UVA 11584

Problem H: Partitioning by Palindromes

We say a sequence of characters is a palindrome if it is the same written forwards and backwards. For example, 'racecar' is a palindrome, but 'fastcar' is not.

A partition of a sequence of characters is a list of one or more disjoint non-empty groups of consecutive characters whose concatenation yields the initial sequence. For example, ('race', 'car') is a partition of 'racecar' into two groups.

Given a sequence of characters, we can always create a partition of these characters such that each group in the partition is a palindrome! Given this observation it is natural to ask: what is the minimum number of groups needed for a given string such that every group is a palindrome?

For example:

• 'racecar' is already a palindrome, therefore it can be partitioned into one group.
• 'fastcar' does not contain any non-trivial palindromes, so it must be partitioned as ('f', 'a', 's', 't', 'c', 'a', 'r').
• 'aaadbccb' can be partitioned as ('aaa', 'd', 'bccb').

Input begins with the number n of test cases. Each test case consists of a single line of between 1 and 1000 lowercase letters, with no whitespace within.

For each test case, output a line containing the minimum number of groups required to partition the input into groups of palindromes.

Sample Input

3

racecar

fastcar

aaadbccb

Sample Output

1

7

3

---

Kevin Waugh

这道题倒是没什么可说的，简单的DP入门题 ， 但我却在题以外的地方上WA了好久

谁能告诉我ios::sync_with_stdio(false);再用cin ,cout 会判错！！！求科普！

悬赏解答该问题！

 

#include <cstdio>

#include <cmath>

#include <algorithm>

#include <iostream>

#include <cstring>

#include <map>

#include <string>

#include <stack>

#include <cctype>

#include <vector>

#include <queue>

#include <set>



using namespace std;

const int MAXN = 1010 + 50;

const int maxw = 100 + 20;

const long long LLMAX = 0x7fffffffffffffffLL;

const long long LLMIN = 0x8000000000000000LL;

const int INF = 0x7fffffff;

const int IMIN = 0x80000000;

#define eps 1e10-8

#define mod 1000000007

typedef long long LL;

const double PI = acos(-1.0);

typedef double D;



//#define Online_Judge

#define outstars cout << "***********************" << endl;

#define clr(a,b) memset(a,b,sizeof(a))



#define FOR(i , x , n) for(int i = (x) ; i < (n) ; i++)
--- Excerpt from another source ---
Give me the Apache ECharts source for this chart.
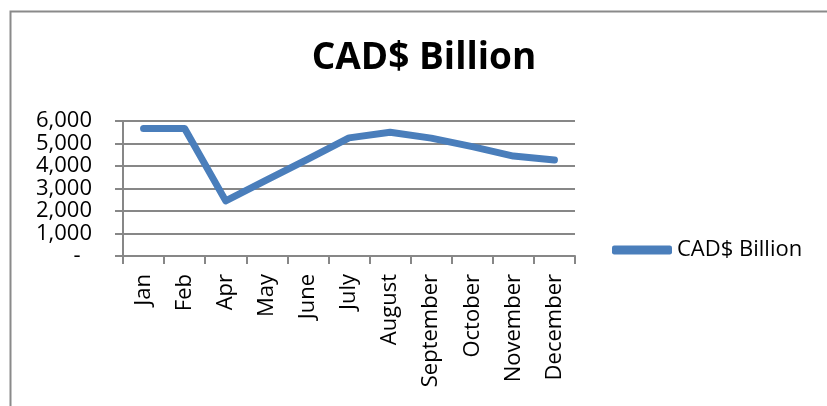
<!DOCTYPE html>
<html>
<head>
<meta charset="utf-8">
<script src="https://cdn.jsdelivr.net/npm/echarts@6/dist/echarts.min.js"></script>
<style>
  html, body {margin: 0; padding: 0; background: #fff;}
  #main {width: 827px; height: 406px;}
</style>
</head>
<body>
<div id="main"></div>
<script>
// months shown on the category axis (no March in the source)
const months = ['Jan', 'Feb', 'Apr', 'May', 'June', 'July', 'August', 'September', 'October', 'November', 'December'];
const cadBillion = [5670, 5670, 2450, 3380, 4310, 5250, 5500, 5240, 4860, 4440, 4270];
const seriesName = 'CAD$ Billion';

const font = 'Open Sans';
const gray = '#878787';

let chart = echarts.init(document.getElementById('main'));
chart.setOption({
    animation: false,
    title: {
        text: 'CAD$ Billion',
        left: 419, top: 35, textAlign: 'center',
        textStyle: {fontFamily: font, fontWeight: 'bold', fontSize: 37, color: '#000'}
    },
    graphic: [{
        type: 'rect', left: 8, top: 9,
        shape: {width: 840, height: 420},
        style: {fill: 'none', stroke: '#8a8a8a', lineWidth: 2}
    }],
    legend: {
        left: 612, top: 239, padding: 0,
        icon: 'roundRect', itemWidth: 60, itemHeight: 9, itemGap: 0,
        textStyle: {fontFamily: font, fontSize: 22, color: '#000'},
        data: [seriesName]
    },
    grid: {left: 123, right: 252, top: 121, bottom: 150, containLabel: false},
    xAxis: {
        type: 'category', data: months, boundaryGap: true,
        axisLine: {lineStyle: {color: gray, width: 2}},
        axisTick: {show: true, length: 8, inside: false, alignWithLabel: false, lineStyle: {color: gray, width: 2}},
        axisLabel: {
            rotate: 90, margin: 18, interval: 0,
            fontFamily: font, fontSize: 22, color: '#000'
        }
    },
    yAxis: {
        type: 'value', min: 0, max: 6000, interval: 1000,
        axisLine: {show: true, lineStyle: {color: gray, width: 2}},
        axisTick: {show: true, length: 8, lineStyle: {color: gray, width: 2}},
        splitLine: {lineStyle: {color: gray, width: 2}},
        axisLabel: {
            margin: 31, fontFamily: font, fontSize: 22, color: '#000',
            formatter: v => v === 0 ? '-  ' : v.toLocaleString('en-US')
        }
    },
    series: [{
        name: seriesName, type: 'line', data: cadBillion,
        symbol: 'none', smooth: false,
        lineStyle: {color: '#4a7ebb', width: 7, cap: 'round', join: 'round'},
        itemStyle: {color: '#4a7ebb'}
    }]
});
</script>
</body>
</html>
#define FORR(i , x , n) for(int i = (x) ; i <= (n) ; i++)

#define REP(i , x , n) for(int i = (x) ; i > (n) ; i--)

#define REPP(i ,x , n) for(int i = (x) ; i >= (n) ; i--)

char inp[MAXN];

int state[MAXN];///记录从头到i的最少回文串数

bool isPalindrome(int s , int t)

{

    while(s < t)

    {

        if(inp[s] != inp[t])return false;

        s++;

        t--;

    }

    return true;

}

int main()

{

    //ios::sync_with_stdio(false);

    #ifdef Online_Judge

        freopen("in.txt","r",stdin);

        freopen("out.txt","w",stdout);

    #endif // Online_Judge

    int T;

    cin >> T;

    while(T--)

    {

        scanf("%s",inp);

        int len = strlen(inp);

        FOR(i , 0 , len)state[i] = INF;

        state[0] = 1;

        FOR(i , 1 , len)FORR(j ,0 , i)

        {

            if(isPalindrome(j , i))

            {

                if(j == 0)state[i] = min(state[i] , 1);

                else state[i] = min(state[j - 1] + 1 , state[i]);

            }

        }

        printf("%d\n" , state[len - 1]);

    }

    return 0;

}